UNITED STATES DISTRICT COURT FOR THE EASTERN DISTRICT OF NORTH CAROLINA WESTERN DIVISION
Sep 5, 2013
NO. 5:10-CT-3140-FL (E.D.N.C. Sep. 5, 2013)

Opinion

NO. 5:10-CT-3140-FL

09-05-2013

CHRISTOPHER M. OXENDINE-BEY, Plaintiff, v. BERTIE CORRECTIONAL INSTITUTION, VIRGIL HOGGARD, SERGEANT BARRY HUDSON, SERGEANT JANE DANCE, ASSISTANT UNIT MANAGER W. BECKER, UNIT MANAGER L.M. GILLIAM, NURSE JANE SWAIN, NURSE JANE SMITHWITH, NURSE JAN HOBBS, RICHARD T. ALLEN, SHANDALYN MORRIS, PHYSICIANS ASSISTANT WOGLOM, TWANNA T. HILL, DEMETRIUS CLARK, JAMES E. SCHWARTZ, DANNY R. SCOTT, JR, TRAVIS L. RAWLS, JAMES A. FORTIER, TICO J. DELOATCH; RONA DECKER, JR.; SUPERINTENDENT RENOICE E. STANCIL, SHAWN NORMAN, and MICHAEL RALPH PEELE, SR., Defendants.


ORDER

The matter is before the court upon plaintiff's motion for reconsideration (DE 173), motions to compel (DE 181, 182, 190), motions for entry of default (DE 184, 185, 186), and motion to amend (DE 189).
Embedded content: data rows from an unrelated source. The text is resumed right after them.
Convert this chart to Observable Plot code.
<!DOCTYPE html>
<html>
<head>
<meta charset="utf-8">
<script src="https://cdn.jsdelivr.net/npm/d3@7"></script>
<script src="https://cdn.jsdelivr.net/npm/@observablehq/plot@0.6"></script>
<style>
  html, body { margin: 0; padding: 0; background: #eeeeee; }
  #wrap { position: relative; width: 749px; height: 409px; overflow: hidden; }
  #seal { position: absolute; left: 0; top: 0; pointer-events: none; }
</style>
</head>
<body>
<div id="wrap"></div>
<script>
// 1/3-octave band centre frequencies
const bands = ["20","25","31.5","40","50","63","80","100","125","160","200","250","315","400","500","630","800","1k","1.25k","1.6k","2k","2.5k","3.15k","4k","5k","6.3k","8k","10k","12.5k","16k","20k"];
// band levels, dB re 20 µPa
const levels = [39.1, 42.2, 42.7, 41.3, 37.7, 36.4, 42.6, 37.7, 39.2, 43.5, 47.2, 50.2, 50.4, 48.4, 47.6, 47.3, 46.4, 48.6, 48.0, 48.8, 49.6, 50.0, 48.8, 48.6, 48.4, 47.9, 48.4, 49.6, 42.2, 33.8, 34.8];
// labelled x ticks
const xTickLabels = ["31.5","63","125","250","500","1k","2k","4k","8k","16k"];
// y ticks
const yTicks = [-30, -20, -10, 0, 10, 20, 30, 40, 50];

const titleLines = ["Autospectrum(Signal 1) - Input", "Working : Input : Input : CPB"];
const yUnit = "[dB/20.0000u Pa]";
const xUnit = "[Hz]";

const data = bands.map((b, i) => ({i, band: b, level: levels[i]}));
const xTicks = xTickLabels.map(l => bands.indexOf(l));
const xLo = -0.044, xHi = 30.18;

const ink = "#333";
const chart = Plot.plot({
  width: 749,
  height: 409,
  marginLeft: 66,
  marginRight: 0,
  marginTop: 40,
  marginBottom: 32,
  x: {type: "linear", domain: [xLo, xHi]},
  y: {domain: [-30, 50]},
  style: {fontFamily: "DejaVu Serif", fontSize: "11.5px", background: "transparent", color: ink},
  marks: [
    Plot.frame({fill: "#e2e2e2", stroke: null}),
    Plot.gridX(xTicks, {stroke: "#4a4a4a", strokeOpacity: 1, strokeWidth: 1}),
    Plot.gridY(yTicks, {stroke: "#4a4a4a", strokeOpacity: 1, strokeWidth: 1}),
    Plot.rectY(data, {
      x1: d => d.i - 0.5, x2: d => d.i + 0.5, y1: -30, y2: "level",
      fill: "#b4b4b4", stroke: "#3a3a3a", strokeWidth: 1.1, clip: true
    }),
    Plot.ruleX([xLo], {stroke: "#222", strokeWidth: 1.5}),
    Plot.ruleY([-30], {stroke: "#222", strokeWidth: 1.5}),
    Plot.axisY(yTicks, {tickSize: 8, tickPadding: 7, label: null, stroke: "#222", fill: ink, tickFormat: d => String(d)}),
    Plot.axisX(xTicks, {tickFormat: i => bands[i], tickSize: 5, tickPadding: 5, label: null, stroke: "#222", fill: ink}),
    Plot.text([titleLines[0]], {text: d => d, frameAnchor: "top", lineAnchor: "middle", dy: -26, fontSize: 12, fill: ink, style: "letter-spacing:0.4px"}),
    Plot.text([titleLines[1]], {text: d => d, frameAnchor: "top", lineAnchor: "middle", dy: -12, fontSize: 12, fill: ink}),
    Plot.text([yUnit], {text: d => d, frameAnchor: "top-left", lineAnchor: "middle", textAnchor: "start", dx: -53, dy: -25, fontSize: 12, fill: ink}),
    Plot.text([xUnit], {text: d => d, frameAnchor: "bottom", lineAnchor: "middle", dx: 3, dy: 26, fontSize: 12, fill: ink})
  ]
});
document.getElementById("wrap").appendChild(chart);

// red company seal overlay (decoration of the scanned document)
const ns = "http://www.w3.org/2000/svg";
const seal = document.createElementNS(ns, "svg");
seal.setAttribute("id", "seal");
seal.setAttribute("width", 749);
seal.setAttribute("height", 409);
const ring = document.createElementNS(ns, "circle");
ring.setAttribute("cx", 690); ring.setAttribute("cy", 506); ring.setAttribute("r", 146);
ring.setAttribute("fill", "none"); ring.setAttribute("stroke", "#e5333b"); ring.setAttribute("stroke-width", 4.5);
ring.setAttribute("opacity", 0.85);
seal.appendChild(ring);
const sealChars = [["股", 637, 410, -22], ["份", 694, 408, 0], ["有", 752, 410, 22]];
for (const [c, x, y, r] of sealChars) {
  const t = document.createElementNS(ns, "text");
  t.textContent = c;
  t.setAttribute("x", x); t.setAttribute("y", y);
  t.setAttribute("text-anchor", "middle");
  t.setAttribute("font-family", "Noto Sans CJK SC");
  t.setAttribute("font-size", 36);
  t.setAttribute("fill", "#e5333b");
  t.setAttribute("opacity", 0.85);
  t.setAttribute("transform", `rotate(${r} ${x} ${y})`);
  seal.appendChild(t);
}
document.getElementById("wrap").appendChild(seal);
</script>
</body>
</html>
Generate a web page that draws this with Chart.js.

Defendants did not respond to plaintiff's motions. Also before the court is the motion for summary judgment (DE 158) filed by defendants T. Allen, W. Becker, William J. Becker, Demetrius Clark, Jane Dance, Marion L. Dance, Tico J. Deloatch, Twanna T. Hill, Virgil Hoggard, John Hudson, Shandalyn Morris, Travis L. Rawls, James E. Schwartz, Renoice E. Stancil, and Jane Swain (collectively the "defendants"), as well as the respective motions to dismiss filed by defendants Shawn Norman ("Norman") (DE 178) and Michael Peele ("Peele") (DE 195). In this posture, the issues raised are ripe for adjudication. A. Motion to Amend

The court first addresses plaintiff's motion to amend. Plaintiff requires leave of court to amend his complaint. See Fed. R. Civ. P. 15(a)(2). Leave to amend must be freely given when justice so requires, and will be denied only when the amendment would be prejudicial to the opposing party, there has been bad faith on the part of the moving party, or the amendment would be futile. See Laber v. Harvey, 438 F.3d 404, 426 (4th Cir. 2006) (en banc).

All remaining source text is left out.